Nous avons pensé à créer des entreprises qui se chargeront de la gestion, mais les coûts semblent être énormes et, de ce fait, le prix de l’eau ne répondra donc pas au coût de gestion. Nous allons opter certainement pour d’autres modèles de gestion basés sur des systèmes de management autonomes. Ce sont ceux qui assurent aujourd’hui le suivi des grands ouvrages hydrauliques qui se colleront, en partie, la mission d’assurer la gestion des infrastructures. C’est un choix qui a été fait et il faudra aujourd’hui assurer le bon transfert de gestion.
Le consommateur, industriels et/ou ménages se demandent fréquemment si les prix de l’eau connaîtront une hausse dans les mois à venir. Quelle est votre réponse à ce questionnement ?

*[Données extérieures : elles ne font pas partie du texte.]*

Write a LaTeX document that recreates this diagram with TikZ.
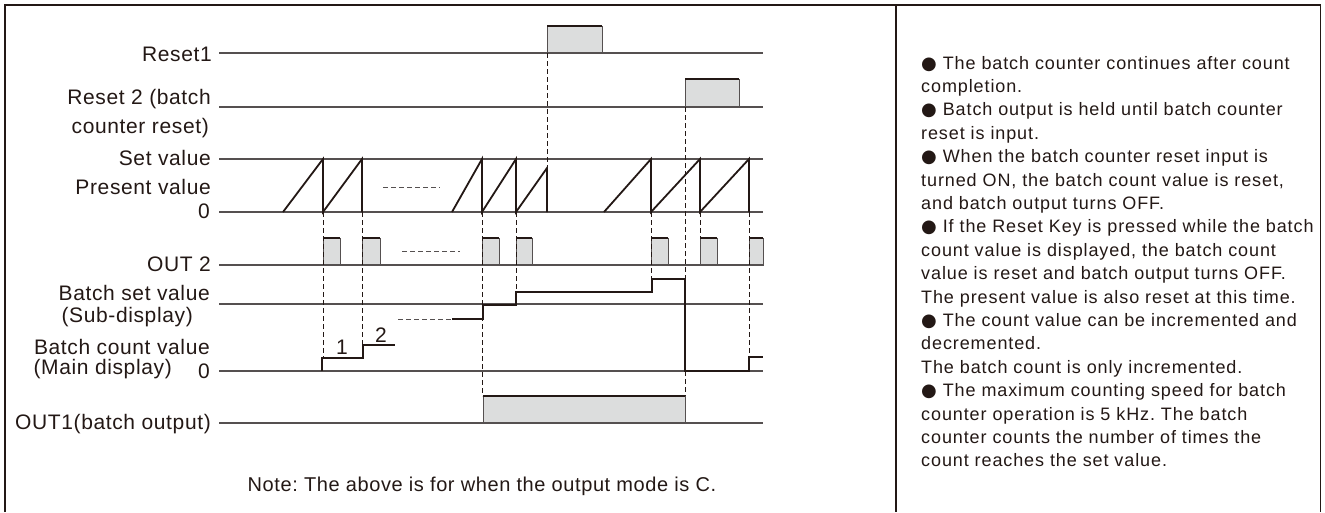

Le prix de l’eau est une problématique qui revient également systématiquement. Il faut savoir que le prix de revient est plus important que celui exigé aux consommateurs qui sont répertoriés en cinq catégories. Pour le moment, les capacités budgétaires du pays permettent à l’Etat de subventionner les prix. Pour ainsi dire, aucune hausse n’est envisagée à court terme pour le cas des ménages. Nous avons pensé à une formule qui obligera l’Algérienne des eaux (ADE) à payer 2 DA le mètre cube fourni par l’Agence nationale des barrages et des transferts (ANBT) afin de pouvoir compenser les grands investissements budgétaires consentis. Cependant, nous avons heurté de front l’équilibre budgétaire de l’ADE et nous craignons que cela se répercute sur le prix de l’eau, car si l’ADE paiera l’eau qu’elle reçoit depuis l’ANBT elle sera appelée à revoir nécessairement la tarification. Nous avons donc évité cette formule. Cependant, il faut faire de l’économie de l’eau aujourd’hui un axe principal de tous les modèles de gestion. Il faut aller vers la mise en place de systèmes de rationalisation de l’eau, notamment pour ce qui est du domaine agricole qui consomme, à lui seul, 65% des réserves. Mais, nous continuons à œuvrer pour la mobilisation de nouvelles ressources pour l’agriculture car tout se jouera, à l’avenir, sur la sécurité alimentaire du pays. Pour ce qui est des grands consommateurs de l’eau, des systèmes de rationalisation ont été mis en place grâce à une taxe de 25 dinars imposable aux industriels et une taxe de 80 dinars pour les pétroliers. Cette taxe permettra d’alimenter le fonds de soutien à l’eau grâce auquel l’Algérienne des eaux fait face actuellement à son déficit budgétaire. Cette taxation sert donc d’un système de rationalisation qui permet de maîtriser les niveaux de consommation. Nous avons un plan directeur jusqu’à 2025, destiné à sécuriser le pays en matière d’alimentation en eau, mais ce même plan directeur pourrait être envisageable jusqu’en 2040. C’est sur cette base que nous avons établi nos programmes d’investissement. Nous souhaitons réussir la bataille de l’eau, car l’enjeu est de taille pour les années à venir. C’est l’enjeu de tous les pays et la bataille semble être dure pour tout le monde.